WHAT YOU WILL DO:
Could the lines from the start of the data through the line with "import matplotlib.pyplot as plt" be set down exactly, with no pictures among them?

SOURCE EXCERPT:
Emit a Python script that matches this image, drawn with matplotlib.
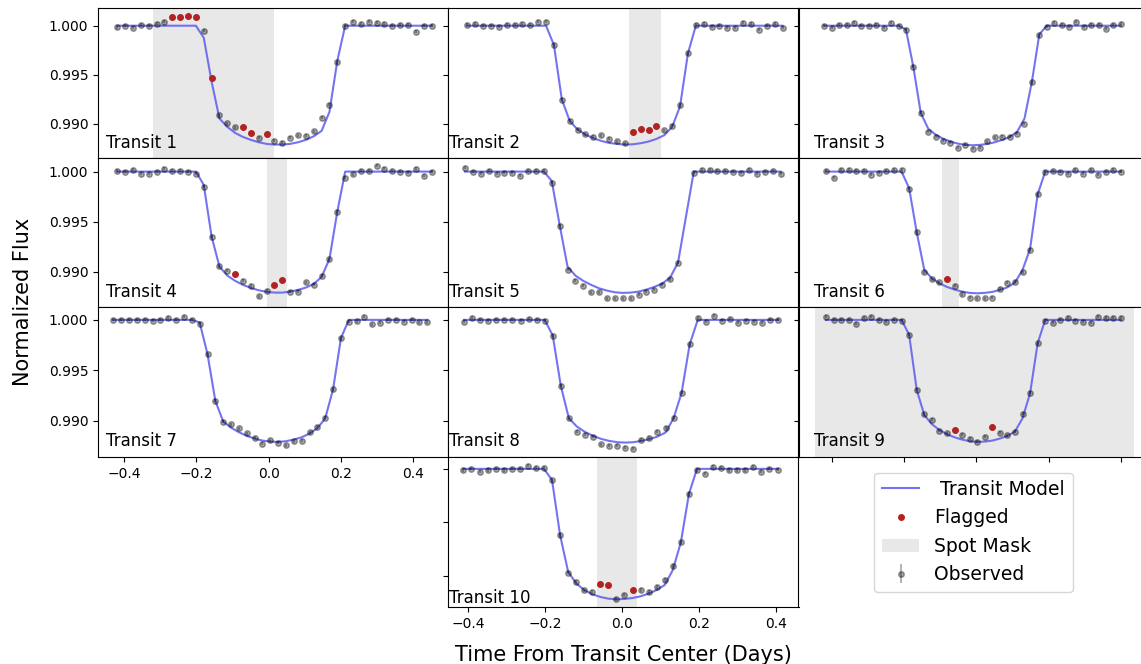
import numpy as np
import matplotlib
matplotlib.use('Agg')
import matplotlib.pyplot as plt

# time grids (days from transit centre), read from first/last point of each panel
time1 = np.linspace(-0.4185, 0.451, 41)
time2 = np.linspace(-0.403, 0.418, 41)
time3 = np.linspace(-0.421, 0.400, 41)
time4 = np.linspace(-0.4185, 0.451, 41)
time5 = np.delete(np.linspace(-0.409, 0.413, 41), 28)
time6 = np.linspace(-0.4166, 0.400, 40)
time7 = np.linspace(-0.4296, 0.439, 41)
time8 = np.linspace(-0.411, 0.407, 40)
time9 = np.linspace(-0.4166, 0.400, 40)
time10 = np.linspace(-0.413, 0.405, 40)

flux1 = [0.99983, 1.0000, 0.9998, 1.0001, 1.0000, 1.0002, 1.0004, 1.0009, 1.0009, 1.0010, 1.0009,
         0.9995, 0.99461, 0.99085, 0.99003, 0.98962, 0.98962, 0.98908, 0.98857, 0.98894, 0.98826,
         0.98802, 0.98857, 0.98881, 0.98874, 0.98922, 0.99058, 0.99191, 0.99628, 1.0000, 1.0004,
         1.0002, 1.0004, 1.0003, 1.0002, 1.0000, 1.0001, 1.0001, 0.9994, 1.0000, 1.0000]
model1 = [1.0, 1.0, 1.0, 1.0, 1.0, 1.0, 1.0, 1.0, 1.0, 1.0, 1.0,
          0.99877, 0.99427, 0.99051, 0.98966, 0.98904, 0.98863, 0.98833, 0.98809, 0.98792, 0.98785,
          0.98785, 0.98792, 0.98809, 0.98833, 0.98870, 0.98925, 0.99120, 0.99642, 1.0, 1.0,
          1.0, 1.0, 1.0, 1.0, 1.0, 1.0, 1.0, 1.0, 1.0, 1.0]

flux2 = [1.0001, 1.0002, 1.0000, 1.0000, 0.9999, 1.0001, 1.0001, 1.0002, 1.0001, 1.0004, 1.0004,
         0.99805, 0.99242, 0.99027, 0.98935, 0.98891, 0.98863, 0.98881, 0.98846, 0.98819, 0.98799,
         0.98918, 0.98945, 0.98932, 0.98973, 0.98932, 0.98980, 0.99188, 0.99717, 1.0001, 1.0002,
         0.9999, 1.0000, 0.9998, 0.9998, 1.0003, 1.0002, 0.9996, 1.0000, 1.0002, 0.9998]
model2 = [1.0, 1.0, 1.0, 1.0, 1.0, 1.0, 1.0, 1.0, 1.0, 1.0, 1.0,
          0.99802, 0.99246, 0.99027, 0.98939, 0.98887, 0.98850, 0.98823, 0.98802, 0.98792, 0.98785,
          0.98788, 0.98799, 0.98816, 0.98843, 0.98881, 0.98966, 0.99177, 0.99717, 1.0, 1.0,
          1.0, 1.0, 1.0, 1.0, 1.0, 1.0, 1.0, 1.0, 1.0, 1.0]

flux3 = [1.0000, 0.9998, 1.0001, 1.0001, 1.0003, 1.0000, 1.0000, 1.0001, 0.9998, 1.0003, 1.0000,
         0.9996, 0.99580, 0.99109, 0.98915, 0.98863, 0.98823, 0.98802, 0.98751, 0.98785, 0.98741,
         0.98751, 0.98819, 0.98860, 0.98863, 0.98863, 0.98894, 0.98997, 0.99420, 0.99904, 0.9999,
         1.0003, 1.0001, 0.9999, 1.0004, 0.9999, 1.0001, 1.0001, 0.9997, 1.0001, 1.0002]
model3 = [1.0, 1.0, 1.0, 1.0, 1.0, 1.0, 1.0, 1.0, 1.0, 1.0, 1.0,
          0.99962, 0.99580, 0.99109, 0.98949, 0.98887, 0.98846, 0.98816, 0.98795, 0.98782, 0.98778,
          0.98782, 0.98792, 0.98809, 0.98833, 0.98863, 0.98915, 0.99051, 0.99427, 0.99911, 1.0,
          1.0, 1.0, 1.0, 1.0, 1.0, 1.0, 1.0, 1.0, 1.0, 1.0]

flux4 = [1.0001, 1.0000, 1.0002, 0.9998, 0.9998, 1.0000, 1.0003, 1.0001, 1.0001, 1.0000, 0.9998,
         0.9985, 0.99347, 0.99053, 0.99010, 0.98973, 0.98907, 0.98857, 0.98753, 0.98810, 0.98870,
         0.98917, 0.98800, 0.98800, 0.98893, 0.98867, 0.98960, 0.99123, 0.99600, 0.99940, 0.99973,
         1.0001, 1.0001, 1.0006, 1.0003, 1.0001, 1.0000, 0.9999, 1.0003, 0.9996, 1.0000]
model4 = [1.0, 1.0, 1.0, 1.0, 1.0, 1.0, 1.0, 1.0, 1.0, 1.0, 1.0,
          0.99867, 0.99350, 0.99050, 0.98960, 0.98907, 0.98867, 0.98837, 0.98813, 0.98797, 0.98790,
          0.98790, 0.98800, 0.98817, 0.98840, 0.98877, 0.98947, 0.99127, 0.99600, 1.0, 1.0,
          1.0, 1.0, 1.0, 1.0, 1.0, 1.0, 1.0, 1.0, 1.0, 1.0]

flux5 = [1.0004, 1.0000, 0.9998, 1.0001, 0.9998, 0.9999, 0.9999, 0.9996, 1.0001, 1.0001, 1.0001,
         0.9989, 0.99457, 0.99017, 0.98907, 0.98857, 0.98793, 0.98793, 0.98733, 0.98733, 0.98733,
         0.98733, 0.98767, 0.98800, 0.98817, 0.98867, 0.98923, 0.99090, 0.9999, 1.0002,
         1.0002, 1.0001, 1.0001, 1.0000, 0.9999, 1.0002, 0.9998, 1.0000, 1.0001, 0.9998]
model5 = [1.0, 1.0, 1.0, 1.0, 1.0, 1.0, 1.0, 1.0, 1.0, 1.0, 1.0,
          0.99907, 0.99467, 0.99050, 0.98960, 0.98907, 0.98867, 0.98833, 0.98810, 0.98793, 0.98787,
          0.98790, 0.98800, 0.98820, 0.98847, 0.98880, 0.98940, 0.99090, 1.0, 1.0,
          1.0, 1.0, 1.0, 1.0, 1.0, 1.0, 1.0, 1.0, 1.0, 1.0]

flux6 = [1.0001, 0.9994, 1.0002, 1.0002, 1.0001, 1.0001, 0.9997, 0.9999, 1.0001, 1.0002, 1.0002,
         0.9983, 0.99393, 0.98993, 0.98923, 0.98893, 0.98927, 0.98860, 0.98773, 0.98740, 0.98733,
         0.98733, 0.98740, 0.98827, 0.98887, 0.98897, 0.98993, 0.99217, 0.99773, 1.0000, 1.0001,
         1.0000, 0.9998, 1.0002, 0.9998, 1.0002, 0.9997, 1.0000, 1.0002, 1.0000]
model6 = [1.0, 1.0, 1.0, 1.0, 1.0, 1.0, 1.0, 1.0, 1.0, 1.0, 1.0,
          0.99833, 0.99393, 0.99017, 0.98933, 0.98883, 0.98847, 0.98820, 0.98800, 0.98787, 0.98783,
          0.98787, 0.98797, 0.98817, 0.98843, 0.98890, 0.99017, 0.99227, 0.99773, 1.0, 1.0,
          1.0, 1.0, 1.0, 1.0, 1.0, 1.0, 1.0, 1.0, 1.0]

flux7 = [1.0000, 1.0000, 1.0000, 1.0000, 1.0000, 0.9999, 1.0000, 1.0002, 1.0000, 1.0003, 1.0000,
         0.99964, 0.99659, 0.99195, 0.98990, 0.98964, 0.98924, 0.98874, 0.98831, 0.98768, 0.98805,
         0.98781, 0.98755, 0.98795, 0.98801, 0.98884, 0.98937, 0.99030, 0.99311, 0.99818, 0.99983,
         0.99987, 1.0003, 0.99957, 0.99974, 1.0000, 1.0000, 0.99983, 1.0000, 0.99977, 0.99977]
model7 = [1.0, 1.0, 1.0, 1.0, 1.0, 1.0, 1.0, 1.0, 1.0, 1.0, 1.0,
          0.99975, 0.99659, 0.99195, 0.98990, 0.98930, 0.98884, 0.98848, 0.98821, 0.98801, 0.98791,
          0.98788, 0.98795, 0.98811, 0.98834, 0.98871, 0.98924, 0.99023, 0.99311, 0.99818, 1.0,
          1.0, 1.0, 1.0, 1.0, 1.0, 1.0, 1.0, 1.0, 1.0, 1.0]

flux8 = [0.9998, 1.0002, 1.0000, 0.9999, 1.0000, 1.0000, 1.0000, 0.9999, 1.0001, 1.0000, 0.9999,
         0.99844, 0.99344, 0.99023, 0.98887, 0.98858, 0.98841, 0.98765, 0.98748, 0.98752, 0.98732,
         0.98722, 0.98811, 0.98831, 0.98887, 0.98930, 0.99026, 0.99278, 0.99758, 1.0002, 0.9998,
         1.0004, 0.9999, 1.0001, 0.9997, 0.9999, 0.9998, 0.9997, 1.0000, 1.0000]
model8 = [1.0, 1.0, 1.0, 1.0, 1.0, 1.0, 1.0, 1.0, 1.0, 1.0, 1.0,
          0.99844, 0.99344, 0.99023, 0.98940, 0.98887, 0.98848, 0.98818, 0.98798, 0.98785, 0.98781,
          0.98785, 0.98798, 0.98815, 0.98841, 0.98881, 0.99023, 0.99278, 0.99758, 1.0, 1.0,
          1.0, 1.0, 1.0, 1.0, 1.0, 1.0, 1.0, 1.0, 1.0]

flux9 = [1.0003, 1.0000, 1.0000, 1.0000, 0.9996, 1.0002, 1.0003, 1.0000, 0.9998, 1.0000, 0.9999,
         0.99851, 0.99305, 0.99063, 0.99007, 0.98901, 0.98874, 0.98907, 0.98861, 0.98821, 0.98791,
         0.98838, 0.98934, 0.98881, 0.98854, 0.98887, 0.99066, 0.99278, 0.99768, 0.9999, 0.9997,
         1.0000, 1.0002, 0.9999, 0.9998, 0.9997, 1.0003, 1.0002, 1.0002, 1.0002]
model9 = [1.0, 1.0, 1.0, 1.0, 1.0, 1.0, 1.0, 1.0, 1.0, 1.0, 1.0,
          0.99851, 0.99305, 0.99056, 0.98964, 0.98907, 0.98864, 0.98834, 0.98811, 0.98795, 0.98788,
          0.98791, 0.98801, 0.98821, 0.98848, 0.98891, 0.99023, 0.99272, 0.99768, 1.0, 1.0,
          1.0, 1.0, 1.0, 1.0, 1.0, 1.0, 1.0, 1.0, 1.0]

flux10 = [0.99988, 1.0000, 0.99975, 0.9999, 1.0000, 0.9999, 1.0000, 1.0000, 1.0003, 1.0001, 1.0001,
          0.99894, 0.99383, 0.99031, 0.98947, 0.98866, 0.98854, 0.98922, 0.98919, 0.98785, 0.98826,
          0.98872, 0.98869, 0.98850, 0.98897, 0.98963, 0.99093, 0.99315, 0.99766, 0.99988, 0.99956,
          1.0002, 1.0001, 0.9999, 0.9999, 0.9999, 1.0002, 0.99975, 1.0000, 0.99994]
model10 = [1.0, 1.0, 1.0, 1.0, 1.0, 1.0, 1.0, 1.0, 1.0, 1.0, 1.0,
           0.99897, 0.99383, 0.99040, 0.98931, 0.98869, 0.98829, 0.98804, 0.98788, 0.98782, 0.98785,
           0.98794, 0.98810, 0.98835, 0.98869, 0.98916, 0.99056, 0.99315, 0.99766, 1.0, 1.0,
           1.0, 1.0, 1.0, 1.0, 1.0, 1.0, 1.0, 1.0, 1.0]

# indices of flagged points in each transit
flagged = [[7, 8, 9, 10, 12, 16, 17, 19], [21, 22, 23, 24], [], [15, 20, 21], [],
           [16], [], [], [17, 22], [17, 18, 21]]
# spot mask windows (days), None where no mask
spot_masks = [(-0.319, 0.015), (0.019, 0.101), None, (-0.004, 0.050), None,
              (-0.095, -0.049), None, None, (-0.447, 0.437), (-0.064, 0.038)]
flux_err = 0.00015

times = [time1, time2, time3, time4, time5, time6, time7, time8, time9, time10]
fluxes = [flux1, flux2, flux3, flux4, flux5, flux6, flux7, flux8, flux9, flux10]
models = [model1, model2, model3, model4, model5, model6, model7, model8, model9, model10]

W, H = 1141, 664
fig = plt.figure(figsize=(W / 100, H / 100), dpi=100)

col_left = [98, 447.5, 798.5]
col_w = [349.5, 351, 350]
row_top = [8, 157.6, 307.4, 457.2]
row_h = 149.8
xlims = [(-0.472, 0.495), (-0.4544, 0.4596), (-0.4928, 0.4767)]
ylims = [(0.98650, 1.00181), (0.98642, 1.00140), (0.98636, 1.00124), (0.98710, 1.00109)]

model_color = '#5c5cf0'
flag_color = '#b22222'

axes = []
for i in range(10):
    row, col = (i // 3, i % 3) if i < 9 else (3, 1)
    rect = [col_left[col] / W, 1 - (row_top[row] + row_h) / H, col_w[col] / W, row_h / H]
    ax = fig.add_axes(rect)
    axes.append(ax)

    t = np.asarray(times[i])
    f = np.asarray(fluxes[i])
    m = np.asarray(models[i])
    flag = np.zeros(len(t), dtype=bool)
    flag[flagged[i]] = True

    if spot_masks[i] is not None:
        span = ax.axvspan(*spot_masks[i], color='lightgray', alpha=0.5, lw=0, zorder=0)
    line, = ax.plot(t, m, color=model_color, alpha=0.85, lw=1.5, zorder=2)
    obs = ax.errorbar(t[~flag], f[~flag], yerr=flux_err, fmt='o', color='k', ms=4,
                      alpha=0.35, elinewidth=1.2, zorder=3)
    fl, = ax.plot(t[flag], f[flag], 'o', color=flag_color, ms=4, ls='none', zorder=4)
    if i == 0:
        leg_handles = [line, fl, span, obs]

    ax.text(-0.45, 0.9875, f'Transit {i + 1}', fontsize=12)
    ax.set_xlim(*xlims[col])
    ax.set_ylim(*ylims[row])
    ax.set_xticks([-0.4, -0.2, 0.0, 0.2, 0.4])
    ax.set_yticks([0.990, 0.995, 1.000])
    ax.ticklabel_format(axis='y', useOffset=False)
    if col != 0:
        ax.tick_params(labelleft=False)
    if i not in (6, 9):
        ax.tick_params(labelbottom=False)

axes[9].set_xlabel('Time From Transit Center (Days)', fontsize=15, labelpad=10)
fig.text(23 / W, 1 - 302 / H, 'Normalized Flux', rotation=90, fontsize=15,
         ha='center', va='center')

leg_ax = fig.add_axes([col_left[2] / W, 1 - (row_top[3] + row_h) / H, col_w[2] / W, row_h / H])
leg_ax.axis('off')
leg_ax.legend(leg_handles, [' Transit Model', 'Flagged', 'Spot Mask', 'Observed'],
              loc='center', fontsize=13.5)

fig.savefig('out.png', dpi=100)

TASK SOLUTION:
Emit a Python script that matches this image, drawn with matplotlib.
import numpy as np
import matplotlib
matplotlib.use('Agg')
import matplotlib.pyplot as plt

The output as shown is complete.